A armadilha do desenvolvimento do talento
Não parece ser com muros que combatemos a armadilha do desenvolvimento do talento, mas sim com a criação de condições que atraiam novos talentos.
Uma das frases sobre o futuro que mais gosto é a que foi dita pelo escritor de ficção científica William Gibson: “O futuro já está aqui, apenas não está muito bem distribuído”. Tenho a felicidade de trabalhar num dos locais onde o futuro chega mais cedo. Pude ver o potencial transformador da comunicação internacional por correio eletrónico em meados dos anos 80 do século passado e de usar a primeira versão de um navegador web em janeiro de 1993. Foi também no Técnico que assisti à mudança de mentalidade nos alunos que passaram pelas primeiras edições do programa Erasmus e do impacto que teve nas suas carreiras. Numa altura em que a União Europeia era ainda uma Comunidade Económica, o programa Erasmus introduziu o primeiro sentimento de pertença a uma Europa dos cidadãos começando pelo setor da sociedade com maior potencial para a desenvolver: os estudantes universitários. Há 37 anos, 3244 jovens de 11 países, entre os quais Portugal, tiveram a primeira experiência de mobilidade no ensino superior europeu. Atualmente, esse número é de cerca de 300.000 estudantes universitários por ano.
O programa Erasmus mostra aos estudantes as vantagens de uma carreira internacional, desmistificando as barreiras para a iniciar. Vários estudos mostram que a participação no programa Erasmus aumenta entre 18 e 24% a probabilidade de um estudante ir trabalhar para estrangeiro. Esta probabilidade é superior no caso de estudantes originários de níveis sociais mais desfavorecidos e é superior nos estudantes do sexo feminino em relação ao masculino. Num trabalho de 2013, Margarida Rodrigues do Joint Research Centre da Comissão Europeia, encontrou resultados em dados de 16 países que fazem uma associação positiva entre a mobilidade Erasmus e a futura mobilidade para trabalho e aumento de rendimentos. Os efeitos na futura mobilidade encontram-se em todos os países e áreas de educação, mas são mais evidentes nos países do Sul e do Leste da Europa.

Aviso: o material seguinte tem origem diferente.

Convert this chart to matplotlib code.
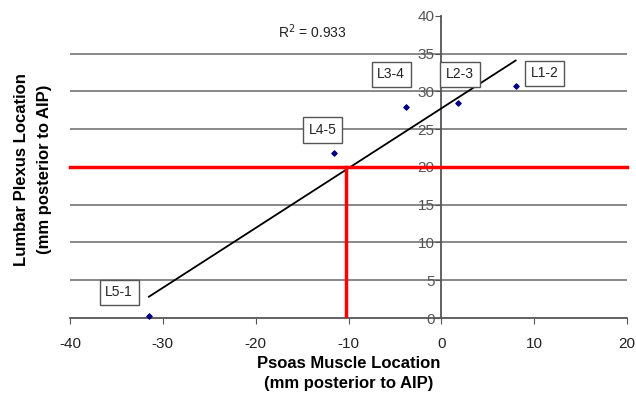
import numpy as np
import matplotlib
matplotlib.use('Agg')
import matplotlib.pyplot as plt

plt.rcParams['font.family'] = ['Liberation Sans', 'DejaVu Sans']
plt.rcParams['axes.unicode_minus'] = False

# Vertebral levels and their measured locations (mm posterior to AIP)
levels = ['L5-1', 'L4-5', 'L3-4', 'L2-3', 'L1-2']
psoas_x = [-31.5, -11.6, -3.8, 1.75, 8.0]
plexus_y = [0.3, 21.9, 28.0, 28.5, 30.7]

# Label box positions (data coordinates)
label_x = [-34.7, -12.8, -5.4, 2.0, 11.1]
label_y = [3.4, 24.9, 32.3, 32.3, 32.4]

# Reference cut-off lines
cut_y = 20
cut_x = -10.3

x_ticks = [-40, -30, -20, -10, 0, 10, 20]
y_ticks = [0, 5, 10, 15, 20, 25, 30, 35, 40]

fig = plt.figure(figsize=(6.36, 3.99), dpi=100)
ax = fig.add_axes([0.110, 0.203, 0.876, 0.757])

ax.set_xlim(-40, 20)
ax.set_ylim(0, 40)

# Horizontal gridlines
for yv in y_ticks[1:-1]:
    ax.axhline(yv, color='#7f7f7f', lw=1.3, zorder=1)

# Linear fit
slope, intercept = np.polyfit(psoas_x, plexus_y, 1)
fit_x = np.array([min(psoas_x), max(psoas_x)])
ax.plot(fit_x, slope * fit_x + intercept, color='black', lw=1.3, zorder=3)

# Red reference lines
ax.plot([-40, 20], [cut_y, cut_y], color='#ff0000', lw=2.5, zorder=4, clip_on=False)
ax.plot([cut_x, cut_x], [0, cut_y], color='#ff0000', lw=2.5, zorder=4)

# Data points
ax.scatter(psoas_x, plexus_y, marker='D', s=7, color='#000080', zorder=5, clip_on=False)

for name, lx, ly in zip(levels, label_x, label_y):
    ax.text(lx, ly, name, ha='center', va='center', fontsize=10, color='#222222',
            bbox=dict(boxstyle='square,pad=0.4', fc='white', ec='#555555', lw=1), zorder=6)

ax.text(-13.9, 37.9, 'R$^2$ = 0.933', ha='center', va='center', fontsize=10, color='#222222')

# Axes styling: y axis crosses at x = 0
ax.spines['left'].set_position(('data', 0))
ax.spines['top'].set_visible(False)
ax.spines['right'].set_visible(False)
ax.spines['left'].set_color('#555555')
ax.spines['bottom'].set_color('#555555')
ax.spines['left'].set_linewidth(1.3)
ax.spines['bottom'].set_linewidth(1.3)

ax.set_xticks(x_ticks)
ax.set_yticks(y_ticks)
ax.tick_params(axis='x', direction='out', length=4, color='#555555', labelsize=11, labelcolor='#222222', pad=10)
ax.tick_params(axis='y', direction='out', length=4, color='#555555', labelsize=11, labelcolor='#555555', pad=1)

ax.set_xlabel('Psoas Muscle Location\n(mm posterior to AIP)', fontsize=12, fontweight='bold',
              labelpad=3, linespacing=1.45)
fig.text(0.052, 0.575, 'Lumbar Plexus Location\n(mm posterior to AIP)', rotation=90,
         ha='center', va='center', fontsize=12, fontweight='bold', linespacing=1.6)

fig.savefig('out.png', dpi=100)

A mobilidade internacional trouxe novos desafios a países como Portugal naquilo a que se chama de armadilha do desenvolvimento do talento: a baixa natalidade e o menor desenvolvimento económico torna dramática a saída dos graduados mais qualificados em áreas-chave para a economia. É frequente os governos procurarem sair desta armadilha oferecendo benesses aos que ficam, como o caso do Prémio Salarial em Portugal, em vez de reconhecerem a crescente importância das carreiras internacionais e criar condições atrativas para que estrangeiros as desenvolvam no seu país.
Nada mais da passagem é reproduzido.